The Port of Long Beach, in the US state of California, has signed a $5.2 million contract with Schneider Electric for the development of a microgrid.
The port is using a $5 million grant secured from the California Energy Commission to implement the pilot.
The project is part of a $7.1 million initiative to improve energy resilience at the nation’s second biggest port and reduce operational costs and carbon emissions.
The port handles over $194 million worth of cargo per year.
Schneider Electric will design and install a microgrid comprising distributed energy resource hardware solution Energy Control Center and control technologies.
DERs will include a 300KW array photovoltaic system for energy production, a 250kW microgrid-extending mobile battery energy storage and a 500kW diesel generator.

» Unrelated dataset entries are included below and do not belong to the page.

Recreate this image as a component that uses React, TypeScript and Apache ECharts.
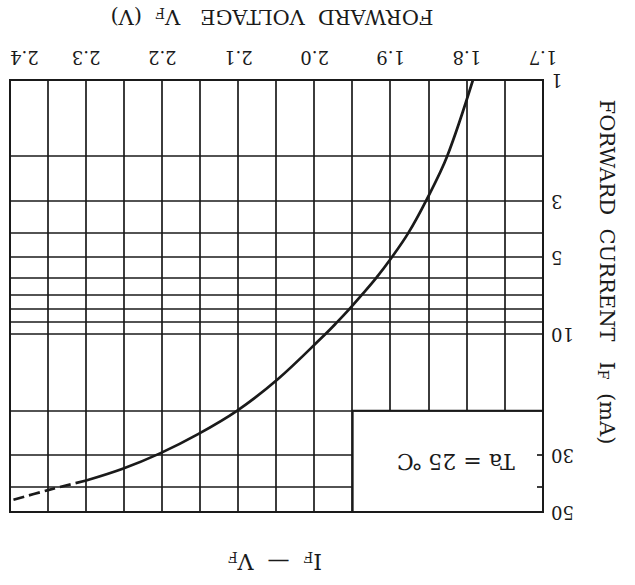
import React, { useEffect, useRef } from 'react';
import * as echarts from 'echarts';

// Forward voltage axis (V)
const xMin = 1.7;
const xMax = 2.4;
const xGridStep = 0.05;
const xTickLabels = ['1.7', '1.8', '1.9', '2.0', '2.1', '2.2', '2.3', '2.4'];

// Forward current axis (mA), log scale
const yMin = 1;
const yMax = 50;
const yTickLabels = [1, 3, 5, 10, 30, 50];
const yTickMarks = [30, 40];
const yGridFull = [2, 3, 4, 5, 6, 7, 8, 9, 10, 20];
const yGridPartial = [30, 40];

// Ta = 25 ℃ box (data extents)
const boxV = [1.7, 1.95];
const boxI = [20, 50];
const boxText = 'Ta = 25 ℃';

// IF – VF curve (solid part)
const curveV = [1.792, 1.826, 1.854, 1.877, 1.899, 1.919, 1.938, 1.955, 1.971, 1.986, 2.048, 2.102, 2.153, 2.203, 2.252, 2.3];
const curveI = [1.0, 2.0, 3.0, 4.0, 5.0, 6.0, 7.0, 8.0, 9.0, 10.0, 15.0, 20.0, 24.7, 29.4, 33.8, 37.6];
// extrapolated (dashed) part
const dashV = [2.3, 2.35, 2.398];
const dashI = [37.6, 41.0, 45.0];

export default function App() {
  const ref = useRef<HTMLDivElement>(null);

  useEffect(() => {
    if (!ref.current) return;
    const chart = echarts.init(ref.current, null, { renderer: 'svg' });
    const ink = '#1a1a1a';
    const font = "'DejaVu Serif', 'Liberation Serif', 'Noto Sans CJK JP', serif";
    const sub = { fontSize: 14, lineHeight: 15, verticalAlign: 'bottom', fontFamily: font, fill: ink };
    const base = { fontSize: 21, lineHeight: 25, verticalAlign: 'bottom', fontFamily: font, fill: ink };

    const option: any = {
      animation: false,
      backgroundColor: '#ffffff',
      grid: {
        left: 92,
        right: 10,
        top: 73,
        bottom: 80,
        show: true,
        borderColor: ink,
        borderWidth: 2,
        backgroundColor: 'transparent',
        outerBoundsMode: 'none',
      },
      xAxis: {
        type: 'value',
        min: xMin,
        max: xMax,
        interval: xGridStep,
        axisLine: { show: false },
        axisTick: { show: false },
        splitLine: { show: true, lineStyle: { color: ink, width: 1.7 } },
        axisLabel: {
          margin: 14,
          fontFamily: font,
          fontSize: 18,
          color: ink,
          alignMaxLabel: 'right',
          formatter: (v: number) => {
            const t = v * 10;
            if (Math.abs(t - Math.round(t)) > 1e-6) return '';
            const s = v.toFixed(1);
            return xTickLabels.indexOf(s) >= 0 ? s : '';
          },
        },
      },
      yAxis: {
        type: 'log',
        logBase: 10,
        min: yMin,
        max: yMax,
        z: 10,
        axisLine: { show: false },
        splitLine: { show: false },
        axisTick: {
          show: true,
          inside: true,
          length: 6,
          customValues: yTickMarks,
          lineStyle: { color: ink, width: 1.7 },
        },
        axisLabel: {
          customValues: yTickLabels,
          margin: 8,
          fontFamily: font,
          fontSize: 18,
          color: ink,
        },
      },
      series: [
        {
          type: 'line',
          data: [],
          z: 1,
          silent: true,
          markLine: {
            silent: true,
            symbol: ['none', 'none'],
            label: { show: false },
            lineStyle: { color: ink, width: 1.7, type: 'solid' },
            data: [
              ...yGridFull.map((v) => ({ yAxis: v })),
              ...yGridPartial.map((v) => [{ coord: [boxV[1], v] }, { coord: [xMax, v] }]),
            ],
          },
        },
        {
          type: 'line',
          data: [],
          z: 3,
          silent: true,
          markArea: {
            silent: true,
            itemStyle: { color: '#ffffff', borderColor: ink, borderWidth: 2 },
            label: {
              show: true,
              position: 'inside',
              offset: [-8, 0],
              formatter: boxText,
              fontFamily: font,
              fontSize: 22,
              color: ink,
            },
            data: [[{ coord: [boxV[0], boxI[1]] }, { coord: [boxV[1], boxI[0]] }]],
          },
        },
        {
          type: 'line',
          z: 4,
          data: curveV.map((v, i) => [v, curveI[i]]),
          smooth: 0.35,
          symbol: 'none',
          lineStyle: { color: ink, width: 2.7 },
        },
        {
          type: 'line',
          z: 4,
          data: dashV.map((v, i) => [v, dashI[i]]),
          smooth: 0.35,
          symbol: 'none',
          lineStyle: { color: ink, width: 2.7, type: [11, 5] },
        },
      ],
      graphic: [
        {
          type: 'text',
          x: 360,
          y: 22,
          style: {
            text: '{b|I}{s|F}{b|  —  V}{s|F}',
            rich: { b: { ...base, fontSize: 22 }, s: sub },
            align: 'center',
            verticalAlign: 'middle',
          },
        },
        {
          type: 'text',
          x: 363,
          y: 566,
          style: {
            text: '{b|FORWARD  VOLTAGE   V}{s|F}{b|  (V)}',
            rich: { b: base, s: sub },
            align: 'center',
            verticalAlign: 'middle',
          },
        },
        {
          type: 'text',
          x: 26,
          y: 313,
          rotation: Math.PI / 2,
          style: {
            text: '{b|FORWARD  CURRENT   I}{s|F}{b|  (mA)}',
            rich: { b: base, s: sub },
            align: 'center',
            verticalAlign: 'middle',
          },
        },
      ],
    };

    chart.setOption(option);
    return () => chart.dispose();
  }, []);

  return (
    <div
      style={{
        position: 'absolute',
        left: 0,
        top: 0,
        width: 635,
        height: 585,
        transform: 'rotate(180deg)',
        background: '#ffffff',
      }}
    >
      <div ref={ref} style={{ width: 635, height: 585 }} />
    </div>
  );
}
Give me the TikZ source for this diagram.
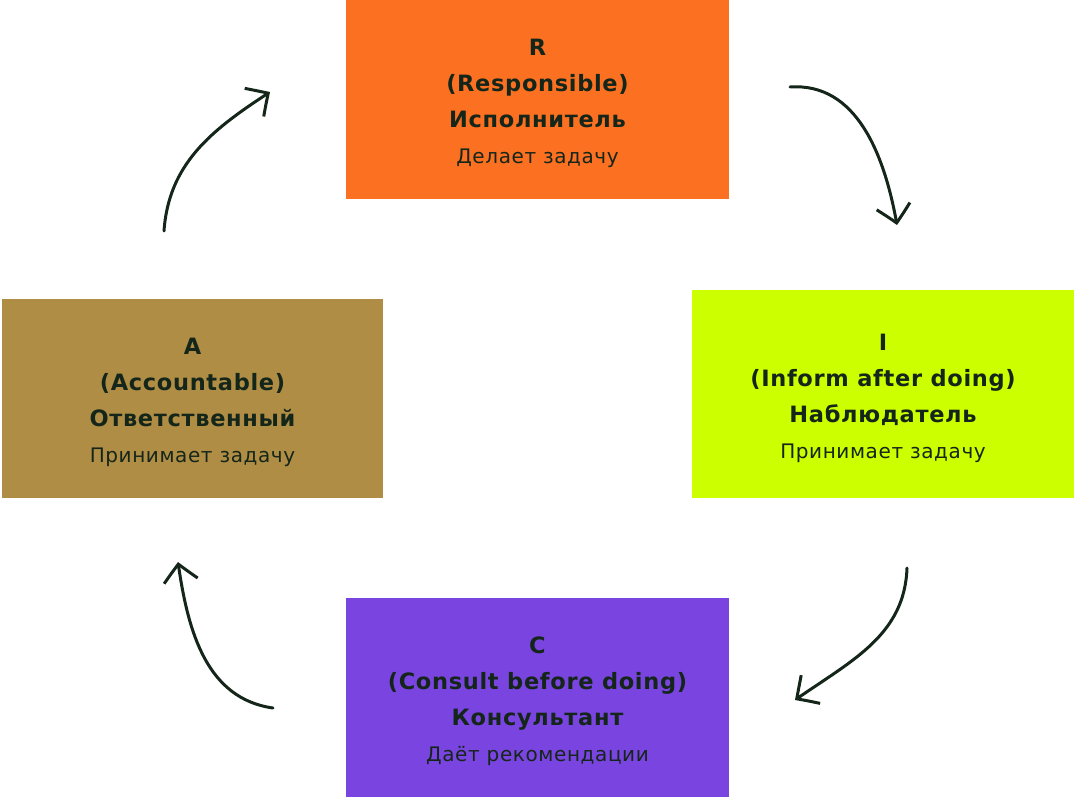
\documentclass[tikz,border=0pt]{standalone}
\usepackage{fontspec}
\setmainfont{DejaVu Sans}[LetterSpace=3]
\usetikzlibrary{arrows.meta,bending}
\definecolor{respcol}{HTML}{FC7022}
\definecolor{infocol}{HTML}{CCFF00}
\definecolor{acccol}{HTML}{B08D45}
\definecolor{conscol}{HTML}{7A44E0}
\definecolor{inkcol}{HTML}{14261A}
\newcommand{\subline}{\mdseries\fontsize{20}{38}\selectfont}
\newcommand{\topgap}{\rule{0pt}{25pt}}

\begin{document}
\begin{tikzpicture}[x=1pt,y=1pt,
        rolebox/.style={minimum width=383pt,minimum height=199pt,inner sep=0pt,
            align=center,text=inkcol,font=\bfseries\fontsize{22.5}{36}\selectfont},
        cyclearrow/.style={draw=inkcol,line width=3pt,line cap=round,
            -{Straight Barb[length=17pt,width=34pt,line width=3pt,bend]}}]
    \useasboundingbox (0,0) rectangle (1076,-797);
    % the four roles
    \node[rolebox,fill=respcol] (resp) at (537.5,-99.5)
        {\topgap R\\(Responsible)\\Исполнитель\\{\subline Делает задачу}};
    \node[rolebox,fill=infocol,minimum width=382pt,minimum height=208pt] (info) at (883,-394)
        {\topgap I\\(Inform after doing)\\Наблюдатель\\{\subline Принимает задачу}};
    \node[rolebox,fill=acccol,minimum width=381pt] (acc) at (192.5,-398.5)
        {\topgap A\\(Accountable)\\Ответственный\\{\subline Принимает задачу}};
    \node[rolebox,fill=conscol] (cons) at (537.5,-697.5)
        {\topgap C\\(Consult before doing)\\Консультант\\{\subline Даёт рекомендации}};
    % arrow ends
    \coordinate (accout) at (164,-231);
    \coordinate (respin) at (270,-92);
    \coordinate (respout) at (790,-87);
    \coordinate (infoin) at (897,-225);
    \coordinate (infoout) at (907,-568);
    \coordinate (consin) at (795,-700);
    \coordinate (consout) at (273,-708);
    \coordinate (accin) at (178,-562);
    \draw[cyclearrow] (accout) to[out=86,in=213] (respin);
    \draw[cyclearrow] (respout) to[out=4,in=100] (infoin);
    \draw[cyclearrow] (infoout) to[out=-92,in=35] (consin);
    \draw[cyclearrow] (consout) to[out=172,in=-82] (accin);
\end{tikzpicture}
\end{document}
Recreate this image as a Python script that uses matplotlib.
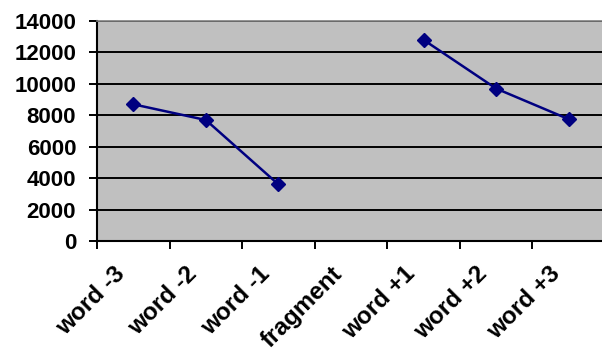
import numpy as np
import matplotlib.pyplot as plt
import matplotlib.transforms as mtransforms

# categories et valeurs
categories = ["word -3", "word -2", "word -1", "fragment", "word +1", "word +2", "word +3"]
values = [8700, 7700, 3600, np.nan, 12800, 9700, 7750]
yticks = [0, 2000, 4000, 6000, 8000, 10000, 12000, 14000]

plt.rcParams['font.family'] = ['Liberation Sans', 'DejaVu Sans']
plt.rcParams['font.weight'] = 'bold'

fig = plt.figure(figsize=(6.02, 3.54), dpi=100)
ax = fig.add_axes([97 / 602, 1 - 241 / 354, 508 / 602, 220 / 354])
ax.set_facecolor('#c0c0c0')

x = np.arange(len(categories)) + 0.5
ax.plot(x, values, color='#000080', lw=1.8, marker='D', ms=7.5, mfc='#000080', mec='#000080', zorder=3)

ax.set_xlim(0, len(categories))
ax.set_ylim(0, 14000)
ax.set_yticks(yticks)
ax.set_yticklabels([str(v) for v in yticks], fontsize=16, fontweight='bold')
ax.yaxis.grid(True, color='black', lw=1.4)
ax.set_axisbelow(True)

# ticks x aux bords des categories, labels au centre
ax.set_xticks(np.arange(len(categories) + 1))
ax.set_xticklabels([])
ax.set_xticks(x, minor=True)
ax.set_xticklabels(categories, minor=True, rotation=45, ha='right', va='top',
                   rotation_mode='anchor', fontsize=17.5, fontweight='bold')
ax.tick_params(axis='x', which='minor', length=0, pad=15.5)
ax.tick_params(axis='x', which='major', direction='out', length=6, width=1.4, color='black')
ax.tick_params(axis='y', direction='out', length=6, width=1.4, color='black', pad=9)

# decalage des labels x vers la gauche
offset = mtransforms.ScaledTranslation(-14.5 / 72, 0, fig.dpi_scale_trans)
for lab in ax.get_xticklabels(minor=True):
    lab.set_transform(lab.get_transform() + offset)

for s in ['left', 'bottom']:
    ax.spines[s].set_color('black')
    ax.spines[s].set_linewidth(1.5)
ax.spines['top'].set_color('#808080')
ax.spines['top'].set_linewidth(1.2)
ax.spines['right'].set_visible(False)

fig.savefig('out.png', dpi=100)
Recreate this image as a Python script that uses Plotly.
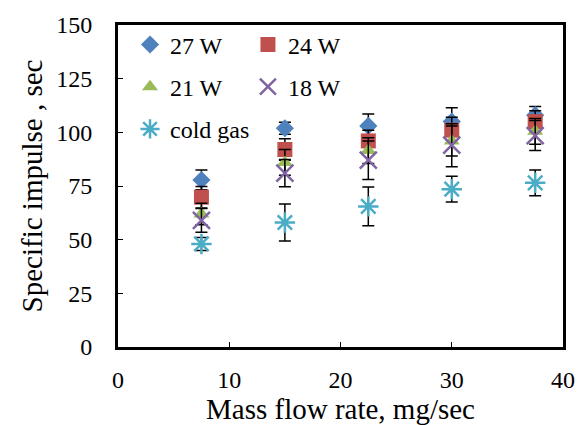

The technologies include those developed by EnSync, cloud-based demand-side management software EcoStruxure Microgrid Advisor, Power Monitoring and Power SCADA Operation.
The technologies will simplify the Port’s DER integration and allow microgrid operators to collect, forecast and automatically optimise operations.
The microgrid operators will be based at the port’s critical response facility, the Joint Command and Control Center, which functions as the port’s hub for security.
Schneider Electric will also work with the Long Beach City College and the International Brotherhood of Electrical Workers to strengthen local workforce development and training initiatives.
The solutions provider will develop a lessons learned guidebook and provide paid on-the-job apprentices during the development of the microgrid.
Tracy Egoscue, Long Beach Board of Harbor Commissioners president, said: “Ensuring a stable supply of energy is crucial to the zero-emissions future the Harbor Commission envisions for the Port of Long Beach.”